## THE TASK
Exactly the lines from the one with "Write the D3.js code for this chart." through the one with "const seriesValues = [NRR, DeiT_B, SDRM, CoNoT, FLORA, TRAWL];", inclusive, are to be repeated, and the pictures are not.

## RECORDS FOR THE TASK
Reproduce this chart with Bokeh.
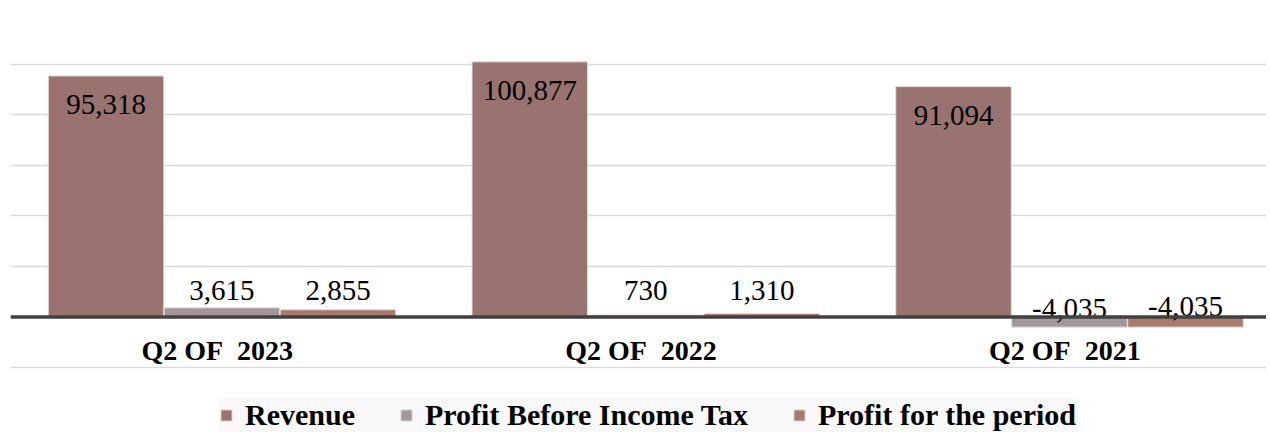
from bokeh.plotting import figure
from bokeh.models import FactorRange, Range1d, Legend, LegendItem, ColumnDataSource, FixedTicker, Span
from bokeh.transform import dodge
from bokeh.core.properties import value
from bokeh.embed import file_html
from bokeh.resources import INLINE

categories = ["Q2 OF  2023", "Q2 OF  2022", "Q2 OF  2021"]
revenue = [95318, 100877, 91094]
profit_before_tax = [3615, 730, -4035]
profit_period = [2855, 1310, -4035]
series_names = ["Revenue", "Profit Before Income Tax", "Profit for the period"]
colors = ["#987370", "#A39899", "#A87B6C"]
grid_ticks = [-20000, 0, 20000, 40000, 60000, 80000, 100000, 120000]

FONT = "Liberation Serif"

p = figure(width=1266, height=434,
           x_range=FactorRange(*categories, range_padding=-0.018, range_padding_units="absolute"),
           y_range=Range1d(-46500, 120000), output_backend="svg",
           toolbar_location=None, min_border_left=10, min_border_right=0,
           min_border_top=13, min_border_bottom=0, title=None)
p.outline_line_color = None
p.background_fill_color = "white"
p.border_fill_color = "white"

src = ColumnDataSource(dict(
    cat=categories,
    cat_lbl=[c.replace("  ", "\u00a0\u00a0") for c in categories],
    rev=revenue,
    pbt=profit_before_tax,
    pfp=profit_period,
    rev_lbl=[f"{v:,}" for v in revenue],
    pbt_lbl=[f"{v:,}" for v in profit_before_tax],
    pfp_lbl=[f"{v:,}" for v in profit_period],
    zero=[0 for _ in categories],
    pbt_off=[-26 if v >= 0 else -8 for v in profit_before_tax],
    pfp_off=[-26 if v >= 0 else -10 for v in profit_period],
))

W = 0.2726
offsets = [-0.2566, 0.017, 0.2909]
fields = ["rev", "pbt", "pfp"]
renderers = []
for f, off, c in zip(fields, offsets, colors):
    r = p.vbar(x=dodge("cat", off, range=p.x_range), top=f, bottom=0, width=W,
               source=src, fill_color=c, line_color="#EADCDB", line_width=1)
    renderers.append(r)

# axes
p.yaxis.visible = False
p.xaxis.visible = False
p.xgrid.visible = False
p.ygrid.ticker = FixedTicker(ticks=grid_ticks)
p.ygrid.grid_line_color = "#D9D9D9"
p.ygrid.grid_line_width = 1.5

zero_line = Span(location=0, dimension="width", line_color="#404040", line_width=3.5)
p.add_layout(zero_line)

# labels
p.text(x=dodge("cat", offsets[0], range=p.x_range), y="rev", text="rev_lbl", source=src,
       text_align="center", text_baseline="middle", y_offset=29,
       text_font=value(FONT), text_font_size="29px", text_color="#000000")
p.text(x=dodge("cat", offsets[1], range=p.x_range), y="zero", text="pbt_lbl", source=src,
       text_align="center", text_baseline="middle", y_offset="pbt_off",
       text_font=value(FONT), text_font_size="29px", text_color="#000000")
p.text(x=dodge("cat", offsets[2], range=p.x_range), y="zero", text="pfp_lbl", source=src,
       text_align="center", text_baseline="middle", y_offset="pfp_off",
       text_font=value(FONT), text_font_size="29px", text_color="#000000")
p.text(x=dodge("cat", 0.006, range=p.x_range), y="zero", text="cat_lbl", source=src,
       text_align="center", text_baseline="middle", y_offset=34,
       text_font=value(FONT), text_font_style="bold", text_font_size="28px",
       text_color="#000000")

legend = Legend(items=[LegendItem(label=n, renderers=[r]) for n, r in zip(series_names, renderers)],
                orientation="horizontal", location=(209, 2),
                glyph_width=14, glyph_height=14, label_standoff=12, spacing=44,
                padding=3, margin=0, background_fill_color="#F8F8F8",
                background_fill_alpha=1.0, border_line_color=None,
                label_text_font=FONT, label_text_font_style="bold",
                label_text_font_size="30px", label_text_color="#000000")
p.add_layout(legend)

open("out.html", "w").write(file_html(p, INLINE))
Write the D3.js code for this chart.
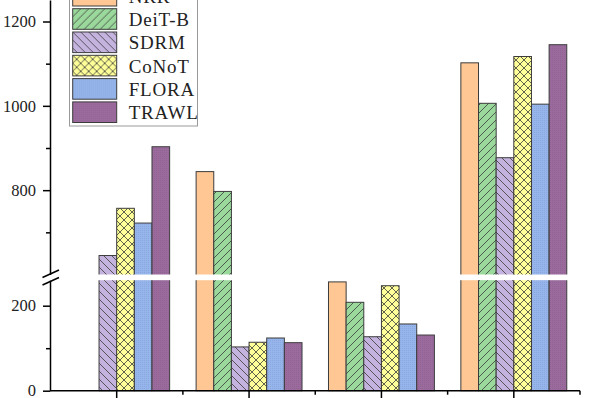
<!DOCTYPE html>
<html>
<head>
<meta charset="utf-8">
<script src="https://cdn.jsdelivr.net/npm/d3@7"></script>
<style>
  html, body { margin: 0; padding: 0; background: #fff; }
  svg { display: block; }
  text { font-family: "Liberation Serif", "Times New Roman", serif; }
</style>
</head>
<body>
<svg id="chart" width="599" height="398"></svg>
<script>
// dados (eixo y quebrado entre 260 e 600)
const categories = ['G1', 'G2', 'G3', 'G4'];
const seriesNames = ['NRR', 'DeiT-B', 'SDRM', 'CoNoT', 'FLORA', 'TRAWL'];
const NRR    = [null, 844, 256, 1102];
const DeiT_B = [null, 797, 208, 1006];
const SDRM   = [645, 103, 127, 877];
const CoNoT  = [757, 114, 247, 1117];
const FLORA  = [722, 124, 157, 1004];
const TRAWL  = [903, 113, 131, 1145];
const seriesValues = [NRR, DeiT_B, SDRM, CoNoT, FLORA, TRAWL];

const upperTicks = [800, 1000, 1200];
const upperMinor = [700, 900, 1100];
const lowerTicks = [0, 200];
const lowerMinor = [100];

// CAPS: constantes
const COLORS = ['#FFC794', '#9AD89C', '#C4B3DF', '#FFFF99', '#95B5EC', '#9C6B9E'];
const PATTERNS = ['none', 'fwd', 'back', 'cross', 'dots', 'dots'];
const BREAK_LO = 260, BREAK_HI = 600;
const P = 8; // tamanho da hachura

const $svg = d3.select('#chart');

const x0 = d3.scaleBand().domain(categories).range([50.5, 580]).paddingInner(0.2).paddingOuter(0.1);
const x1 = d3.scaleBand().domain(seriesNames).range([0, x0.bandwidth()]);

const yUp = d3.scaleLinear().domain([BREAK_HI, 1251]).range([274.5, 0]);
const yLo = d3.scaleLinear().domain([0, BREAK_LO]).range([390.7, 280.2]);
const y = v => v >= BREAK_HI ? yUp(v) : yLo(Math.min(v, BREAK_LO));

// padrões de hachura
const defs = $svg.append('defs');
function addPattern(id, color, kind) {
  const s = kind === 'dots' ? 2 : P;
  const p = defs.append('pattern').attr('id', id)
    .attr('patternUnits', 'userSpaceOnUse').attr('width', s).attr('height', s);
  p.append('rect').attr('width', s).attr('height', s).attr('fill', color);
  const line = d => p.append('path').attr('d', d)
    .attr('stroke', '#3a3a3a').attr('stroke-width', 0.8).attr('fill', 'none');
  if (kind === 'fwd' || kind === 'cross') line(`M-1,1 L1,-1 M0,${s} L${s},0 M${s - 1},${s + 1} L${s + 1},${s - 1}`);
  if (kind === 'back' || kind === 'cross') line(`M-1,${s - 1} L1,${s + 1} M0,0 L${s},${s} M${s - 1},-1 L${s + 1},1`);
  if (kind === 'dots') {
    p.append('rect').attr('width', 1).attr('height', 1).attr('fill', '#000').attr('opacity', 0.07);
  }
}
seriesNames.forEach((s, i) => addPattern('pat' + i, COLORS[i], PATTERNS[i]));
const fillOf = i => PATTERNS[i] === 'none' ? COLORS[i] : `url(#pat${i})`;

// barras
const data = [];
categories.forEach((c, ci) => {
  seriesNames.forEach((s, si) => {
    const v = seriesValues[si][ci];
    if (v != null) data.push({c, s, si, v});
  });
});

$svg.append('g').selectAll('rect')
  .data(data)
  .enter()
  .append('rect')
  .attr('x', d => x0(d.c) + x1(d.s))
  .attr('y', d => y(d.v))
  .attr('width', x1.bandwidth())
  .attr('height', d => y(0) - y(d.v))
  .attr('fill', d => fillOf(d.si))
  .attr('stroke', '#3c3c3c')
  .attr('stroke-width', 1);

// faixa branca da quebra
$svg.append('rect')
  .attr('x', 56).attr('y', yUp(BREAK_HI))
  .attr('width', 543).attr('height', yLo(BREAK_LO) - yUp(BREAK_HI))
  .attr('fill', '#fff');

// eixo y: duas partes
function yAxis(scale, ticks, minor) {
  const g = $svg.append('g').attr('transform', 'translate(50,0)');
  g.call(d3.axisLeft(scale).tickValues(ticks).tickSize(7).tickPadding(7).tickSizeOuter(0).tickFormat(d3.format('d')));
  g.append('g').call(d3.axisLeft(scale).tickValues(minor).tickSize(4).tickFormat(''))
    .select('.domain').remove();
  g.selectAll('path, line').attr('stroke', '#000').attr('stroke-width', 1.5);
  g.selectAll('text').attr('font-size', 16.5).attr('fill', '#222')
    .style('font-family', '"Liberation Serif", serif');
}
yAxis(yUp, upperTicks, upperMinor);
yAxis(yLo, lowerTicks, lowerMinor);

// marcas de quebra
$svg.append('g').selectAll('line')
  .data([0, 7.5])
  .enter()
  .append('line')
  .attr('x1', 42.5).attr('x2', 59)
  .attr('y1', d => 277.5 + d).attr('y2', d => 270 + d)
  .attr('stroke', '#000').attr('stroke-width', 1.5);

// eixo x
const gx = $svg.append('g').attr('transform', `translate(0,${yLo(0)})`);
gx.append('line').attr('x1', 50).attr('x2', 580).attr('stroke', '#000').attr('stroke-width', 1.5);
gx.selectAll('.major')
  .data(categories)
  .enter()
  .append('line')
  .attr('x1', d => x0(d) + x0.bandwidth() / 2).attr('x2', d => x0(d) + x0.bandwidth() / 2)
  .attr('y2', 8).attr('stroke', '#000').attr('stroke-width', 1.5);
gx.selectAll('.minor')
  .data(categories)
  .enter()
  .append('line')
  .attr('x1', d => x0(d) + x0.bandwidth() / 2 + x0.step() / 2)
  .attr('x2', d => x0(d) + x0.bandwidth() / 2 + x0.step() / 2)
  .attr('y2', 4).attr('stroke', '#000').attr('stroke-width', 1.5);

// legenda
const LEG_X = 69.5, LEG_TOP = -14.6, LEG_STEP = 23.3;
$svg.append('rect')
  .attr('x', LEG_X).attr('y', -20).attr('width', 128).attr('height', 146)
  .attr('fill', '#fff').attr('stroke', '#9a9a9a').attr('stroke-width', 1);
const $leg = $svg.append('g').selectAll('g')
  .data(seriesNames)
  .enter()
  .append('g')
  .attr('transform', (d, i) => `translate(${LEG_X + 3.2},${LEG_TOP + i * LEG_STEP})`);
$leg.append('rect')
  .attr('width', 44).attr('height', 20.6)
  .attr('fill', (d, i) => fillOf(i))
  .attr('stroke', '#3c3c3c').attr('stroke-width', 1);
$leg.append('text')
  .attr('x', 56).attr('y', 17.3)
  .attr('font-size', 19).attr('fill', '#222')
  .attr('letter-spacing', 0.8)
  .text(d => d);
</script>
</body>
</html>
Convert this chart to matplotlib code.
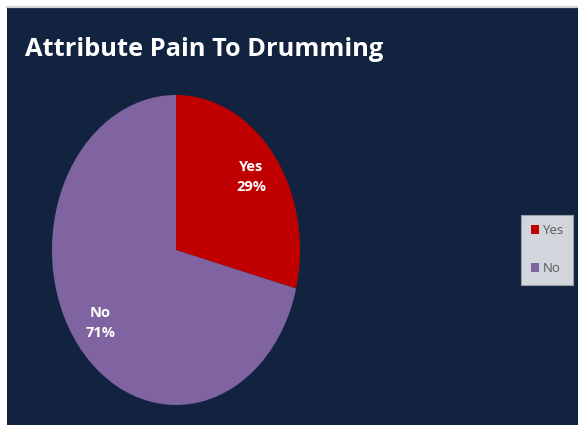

## CORRECT OUTPUT
Write the D3.js code for this chart.
<!DOCTYPE html>
<html>
<head>
<meta charset="utf-8">
<script src="https://cdn.jsdelivr.net/npm/d3@7"></script>
<style>
  html, body { margin: 0; padding: 0; background: #fff; }
  svg { display: block; }
  text { font-family: "Liberation Serif", "Times New Roman", serif; }
</style>
</head>
<body>
<svg id="chart" width="599" height="398"></svg>
<script>
// dados (eixo y quebrado entre 260 e 600)
const categories = ['G1', 'G2', 'G3', 'G4'];
const seriesNames = ['NRR', 'DeiT-B', 'SDRM', 'CoNoT', 'FLORA', 'TRAWL'];
const NRR    = [null, 844, 256, 1102];
const DeiT_B = [null, 797, 208, 1006];
const SDRM   = [645, 103, 127, 877];
const CoNoT  = [757, 114, 247, 1117];
const FLORA  = [722, 124, 157, 1004];
const TRAWL  = [903, 113, 131, 1145];
const seriesValues = [NRR, DeiT_B, SDRM, CoNoT, FLORA, TRAWL];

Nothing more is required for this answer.